To address frequent base station (BS) handovers and beam alignment challenges in multi-cell UAV corridors—caused by high-altitude mobility and three-dimensional (3D) motion—this paper proposes a channel-twin-driven cross-layer resource optimization framework. We construct a high-fidelity channel digital twin model at the antenna array level to enable joint beamforming and ternary association among UAVs, BSs, and beams. Further, we design a waypoint-based two-stage optimization algorithm that jointly optimizes BS selection and beam steering in dynamic 3D environments. Compared to conventional approaches, the proposed method significantly improves end-to-end throughput, achieving an average gain of 32.7% under dense deployment and time-varying channel conditions. This work establishes a scalable and robust resource management paradigm for 5G/6G aerial corridor communications.

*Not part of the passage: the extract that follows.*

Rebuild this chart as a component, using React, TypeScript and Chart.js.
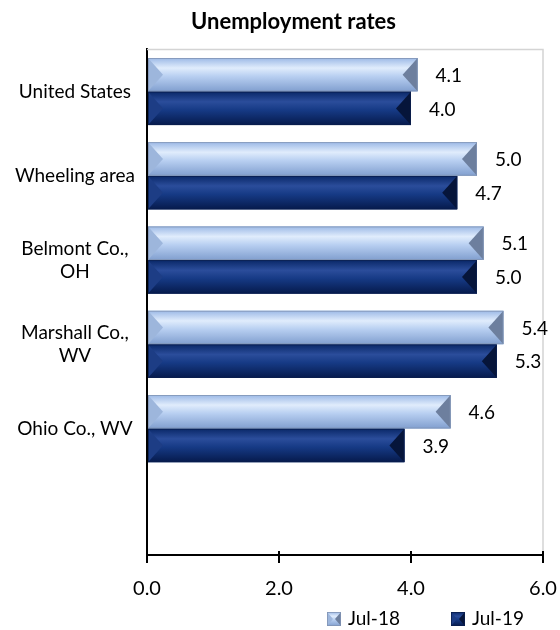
import React, { useEffect, useRef } from "react";
import { Chart, registerables } from "chart.js";

Chart.register(...registerables);

// ---- data ----
const categories: (string | string[])[] = [
  "United States",
  "Wheeling area",
  ["Belmont Co.,", "OH"],
  ["Marshall Co.,", "WV"],
  "Ohio Co., WV",
  "",
];
const seriesNames = ["Jul-18", "Jul-19"];
const jul18: (number | null)[] = [4.1, 5.0, 5.1, 5.4, 4.6, null];
const jul19: (number | null)[] = [4.0, 4.7, 5.0, 5.3, 3.9, null];
const xTickValues = [0, 2, 4, 6];

// ---- styles ----
const FONT = "Lato, 'Open Sans', sans-serif";

type Palette = {
  base: string;
  face: [number, string][];
  left: string;
  right: string;
  edge: string;
};

const palettes: Palette[] = [
  {
    base: "#A9C4EB",
    face: [
      [0, "#9CB9E6"],
      [0.3, "#E0ECFC"],
      [0.55, "#B8CFF1"],
      [1, "#819FCF"],
    ],
    left: "#9DB6DC",
    right: "#6D7F9E",
    edge: "#8194B4",
  },
  {
    base: "#13307A",
    face: [
      [0, "#0A2868"],
      [0.3, "#2B4D9B"],
      [0.55, "#163A85"],
      [1, "#061A4C"],
    ],
    left: "#1D3D85",
    right: "#06153A",
    edge: "#0A1E4E",
  },
];

function drawBevel(
  ctx: CanvasRenderingContext2D,
  x0: number,
  x1: number,
  yT: number,
  yB: number,
  p: Palette,
  dMax: number
) {
  const h = yB - yT;
  const w = x1 - x0;
  if (w <= 0 || h <= 0) return;
  const ym = yT + h * 0.5;
  const d = Math.min(dMax, h * 0.5, w / 2);
  const g = ctx.createLinearGradient(0, yT, 0, yB);
  p.face.forEach(([o, c]) => g.addColorStop(o, c));
  ctx.save();
  ctx.fillStyle = g;
  ctx.fillRect(x0, yT, w, h);
  ctx.fillStyle = p.left;
  ctx.beginPath();
  ctx.moveTo(x0, yT);
  ctx.lineTo(x0 + d, ym);
  ctx.lineTo(x0, yB);
  ctx.closePath();
  ctx.fill();
  ctx.fillStyle = p.right;
  ctx.beginPath();
  ctx.moveTo(x1, yT);
  ctx.lineTo(x1 - d, ym);
  ctx.lineTo(x1, yB);
  ctx.closePath();
  ctx.fill();
  ctx.strokeStyle = p.edge;
  ctx.lineWidth = 0.8;
  ctx.strokeRect(x0 + 0.4, yT + 0.4, w - 0.8, h - 0.8);
  ctx.restore();
}

const bevelPlugin = {
  id: "bevelBars",
  afterLayout(chart: any) {
    // shift the title block so it sits where the reference title sits
    const t = chart.titleBlock;
    if (t) {
      t.left = 44;
      t.right = 543;
    }
  },
  beforeDatasetsDraw(chart: any) {
    const { ctx, chartArea } = chart;
    ctx.save();
    ctx.strokeStyle = "#D4D4D4";
    ctx.lineWidth = 1.5;
    ctx.beginPath();
    ctx.moveTo(chartArea.left, chartArea.top);
    ctx.lineTo(chartArea.right, chartArea.top);
    ctx.lineTo(chartArea.right, chartArea.bottom);
    ctx.stroke();
    ctx.restore();
  },
  afterDatasetsDraw(chart: any) {
    const { ctx } = chart;
    chart.data.datasets.forEach((ds: any, di: number) => {
      const meta = chart.getDatasetMeta(di);
      meta.data.forEach((el: any, i: number) => {
        const v = ds.data[i];
        if (v == null) return;
        const { x, y, base, height } = el.getProps(["x", "y", "base", "height"], true);
        drawBevel(ctx, Math.min(base, x), Math.max(base, x), y - height / 2, y + height / 2, palettes[di], 15);
        ctx.save();
        ctx.fillStyle = "#000";
        ctx.font = `19px ${FONT}`;
        ctx.textAlign = "left";
        ctx.textBaseline = "middle";
        ctx.fillText(Number(v).toFixed(1), x + 18, y + 1);
        ctx.restore();
      });
    });
  },
  afterDraw(chart: any) {
    const { ctx, chartArea } = chart;
    const xs = chart.scales.x;
    // tick marks crossing above the axis
    ctx.save();
    ctx.strokeStyle = "#000";
    ctx.lineWidth = 2;
    xTickValues.forEach((t) => {
      const px = xs.getPixelForValue(t);
      ctx.beginPath();
      ctx.moveTo(px, chartArea.bottom - 4);
      ctx.lineTo(px, chartArea.bottom);
      ctx.stroke();
    });
    ctx.restore();
    // legend
    const cy = 619;
    chart.data.datasets.forEach((ds: any, di: number) => {
      const lx = 327 + di * 124;
      drawBevel(ctx, lx, lx + 14, cy - 7, cy + 7, palettes[di], 6);
      ctx.save();
      ctx.fillStyle = "#000";
      ctx.font = `19px ${FONT}`;
      ctx.textAlign = "left";
      ctx.textBaseline = "middle";
      ctx.fillText(ds.label, lx + 21, cy);
      ctx.restore();
    });
  },
};

export default function App() {
  const ref = useRef<HTMLCanvasElement | null>(null);
  useEffect(() => {
    if (!ref.current) return;
    const chart = new Chart(ref.current, {
      type: "bar",
      data: {
        labels: categories,
        datasets: [
          {
            label: seriesNames[0],
            data: jul18,
            backgroundColor: palettes[0].base,
            borderWidth: 0,
            categoryPercentage: 0.8,
            barPercentage: 0.99,
          },
          {
            label: seriesNames[1],
            data: jul19,
            backgroundColor: palettes[1].base,
            borderWidth: 0,
            categoryPercentage: 0.8,
            barPercentage: 0.99,
          },
        ],
      },
      options: {
        indexAxis: "y",
        animation: false,
        responsive: true,
        maintainAspectRatio: false,
        layout: { padding: { left: 0, right: 17, top: 0, bottom: 0 } },
        plugins: {
          legend: { display: false },
          tooltip: { enabled: false },
          title: {
            display: true,
            text: "Unemployment rates",
            color: "#000",
            font: { family: FONT, size: 22, weight: "bold" },
            padding: { top: 9, bottom: 14 },
          },
        },
        scales: {
          x: {
            type: "linear",
            min: 0,
            max: 6,
            ticks: {
              stepSize: 2,
              color: "#000",
              font: { family: FONT, size: 20 },
              padding: 14,
              callback: (v: any) => Number(v).toFixed(1),
            },
            grid: {
              display: true,
              drawOnChartArea: false,
              drawTicks: true,
              tickLength: 8,
              tickColor: "#000",
              lineWidth: 2,
            },
            border: { display: true, color: "#000", width: 2 },
            afterFit: (s: any) => {
              s.height = 75;
              s.paddingLeft = 0;
              s.paddingRight = 0;
            },
          },
          y: {
            ticks: {
              color: "#000",
              font: { family: FONT, size: 19 },
              crossAlign: "center",
              padding: 12,
            },
            grid: { display: false, drawTicks: false },
            border: { display: true, color: "#000", width: 2 },
            afterFit: (s: any) => {
              s.width = 147;
            },
          },
        },
      },
      plugins: [bevelPlugin],
    });
    return () => chart.destroy();
  }, []);
  return (
    <div style={{ position: "absolute", left: 0, top: 0, width: 560, height: 630 }}>
      <canvas ref={ref} />
    </div>
  );
}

Base station (BS) association and beam selection in multi-cell drone corridor networks present unique challenges due to the high altitude, mobility and three-dimensional movement of drones. These factors lead to frequent handovers and complex beam alignment issues, especially in environments with dense BS deployments and varying signal conditions. To address these challenges, this paper proposes a channel-twin (CT) enabled resource-allocation framework for drone-corridor communications, where the CT constitutes the radio-channel component of a broader digital-twin (DT) environment. The CT supplies high-fidelity channel-state information (CSI), which drives a two-stage optimization procedure. In Stage 1, array-level beamforming weights at each BS are selected to maximize antenna gain. In Stage 2, the framework jointly optimizes drone-BS-beam associations at discrete corridor way-points to maximize end-to-end throughput. Simulation results confirm that the CT-driven strategy delivers significant throughput gains over baseline methods across diverse operating scenarios, validating the effectiveness of integrating precise digital-twin channel models with cross-layer resource optimization.